NEWS

Ignoring Greeks’ plight will fuel far right, warns Sinn Fein’s Adams

DUBLIN – Europe and the “undemocratic” European Central Bank risk fueling the growth of right-wing parties across the continent if they ignore the will of the Greek people, Gerry Adams, leader of Ireland’s leftist Sinn Fein said on Thursday.

The new Greek government’s hopes of renegotiating its debt pile have been doused by its eurozone peers this week and the ECB pulled its funding line for Greek banks.

Adams, whose party has seen its support surge during Europe’s debt crisis and who is close to new Greek Prime Minister Alexis Tsipras, warned Europe there were far more dangerous alternatives to SYRIZA, Sinn Fein or Spain’s Podemos.

“The effect will be that more and more people will be politicized as part of that experience. Something has to give,” Adams told Reuters in an interview in his office in Ireland’s parliament. “What has been proposed is eminently sensible, it isn’t hardline, it isn’t ultra-left.

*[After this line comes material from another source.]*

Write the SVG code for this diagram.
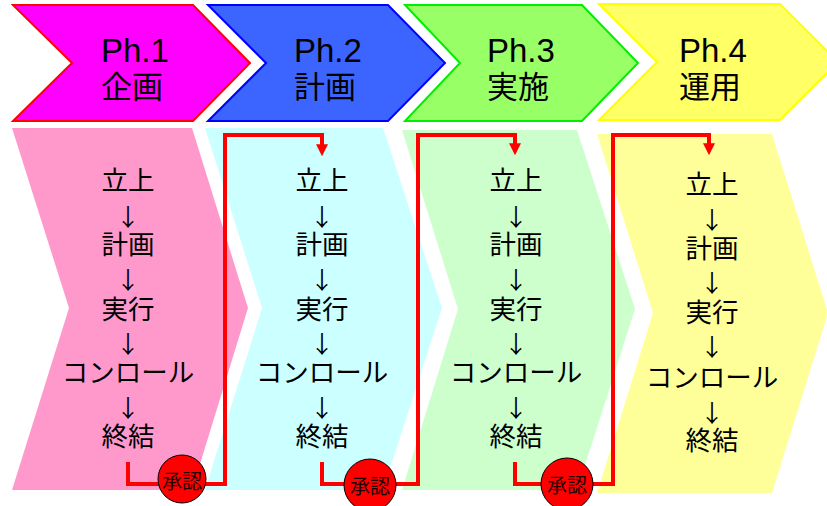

“If you’re not about trying to bring about the basis where people feel as equals, you’ll get the growth of right wing parties and that’s more dangerous,” Adams said.

While the popularity of left-wing parties like Sinn Fein has grown during Europe’s financial crisis, so too has support for a range of parties from the National Front in France to Greece’s Golden Dawn, which won 17 seats in last month’s elections.

Sinn Fein has gone from having five of the 166 seats in Ireland’s parliament before the 2008 financial meltdown to being the most popular party in some opinion polls, threatening the biggest shake-up of politics in generations.

Although describing the ECB’s actions this week with Greece as “undemocratic” and “almost macho”, he assured Brussels that although Sinn Fein is a critic of the European Union, it would not look to pick a fight if it entered government.

“We are very critical of the fact that it’s governed by unelected commissions. We think a different, social European Union is possible, that power has to go from Brussels back into the member states,” said Adams, 65, who has led the party for over 30 years.

“We’re not about confrontation, we understand the need to stand firm on certain basic principles but are also pragmatic.”